14/10/2014
Um menino debilitado, de olhar caído e coberto de feridas da cabeça aos pés hipnotizou o servidor público Mauro Bezerra, 49, durante uma visita a um abrigo de Garanhuns (a 232 km do Recife).
Foi ali que ele decidiu: João (nome fictício) seria seu primeiro filho e teria os mesmos direitos de qualquer outra criança adotada no país.
Onze meses depois, o garoto de quatro anos ganhava um sobrenome e uma casa.
Mas o pai, que é solteiro, queria mais do que ter um filho. Ele queria criá-lo.

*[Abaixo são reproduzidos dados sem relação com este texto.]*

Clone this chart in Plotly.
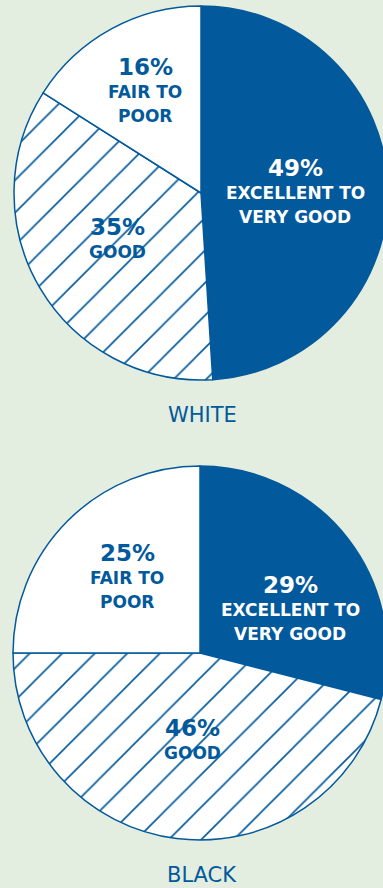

Depois de ter o pedido negado pela Sudene (Superintendência de Desenvolvimento do Nordeste), onde trabalha há 20 anos, decidiu recorrer à Justiça para obter licença remunerada de 180 dias.
"Nunca tinha tempo para conhecer o meu filho, trabalhava o dia inteiro. Quando o pegava na escola, ele já estava dormindo. Continuávamos dois estranhos dentro de casa", conta.
Como servidor público, Bezerra está submetido a uma lei que concede período de afastamento só às mães.
Os pais ganham no máximo cinco dias de licença.
Em paralelo à lei, no entanto, a Justiça já havia concedido os 180 dias de licença a mães solteiras e casais homoafetivos que adotavam crianças recém-nascidas.
Para o caso de Bezerra, pai solteiro de uma criança que já não era mais recém-nascida, não havia jurisprudência.
"A lei ainda acha que apenas o recém-nascido adotado precisa de maior cuidado e se esquece daquele que é adotado tardiamente. João carregava traumas da rejeição, de uma família desestruturada", disse Leilane Mara, advogada do servidor.
Desde 30 de setembro, ele é o primeiro servidor solteiro no país a conquistar esse benefício na Justiça federal.
O juiz federal Bernardo Ferraz, do Tribunal Regional Federal da 5ª Região (TRF-5), afirma que concedeu a liminar amparado pela Constituição.
"Não se pode diferenciar filhos adotivos dos biológicos. Nesse caso, o servidor é pai e mãe do menor e é dele que vem toda a dedicação a essa criança", afirmou.
"Eu sabia que o direito do João existia. E fui atrás. Esses seis meses não são para mim, mas para a criança. Eu acho que o nome do benefício deveria mudar de licença-maternidade para licença-infância", diz o pai.
Com mais tempo para João, o servidor público diz que o filho é outra criança.
"O João está mais calmo, consegue socializar bem com os colegas da escola. Hoje já me chama de pai", diz.
No futuro próximo, o servidor prevê aumentar a família, com um irmão mais novo para João. Mas, antes, diz o servidor, um desafio precisa ser superado. "Eu adotei o João ali, naquele primeiro encontro. Agora, preciso ser adotado como pai."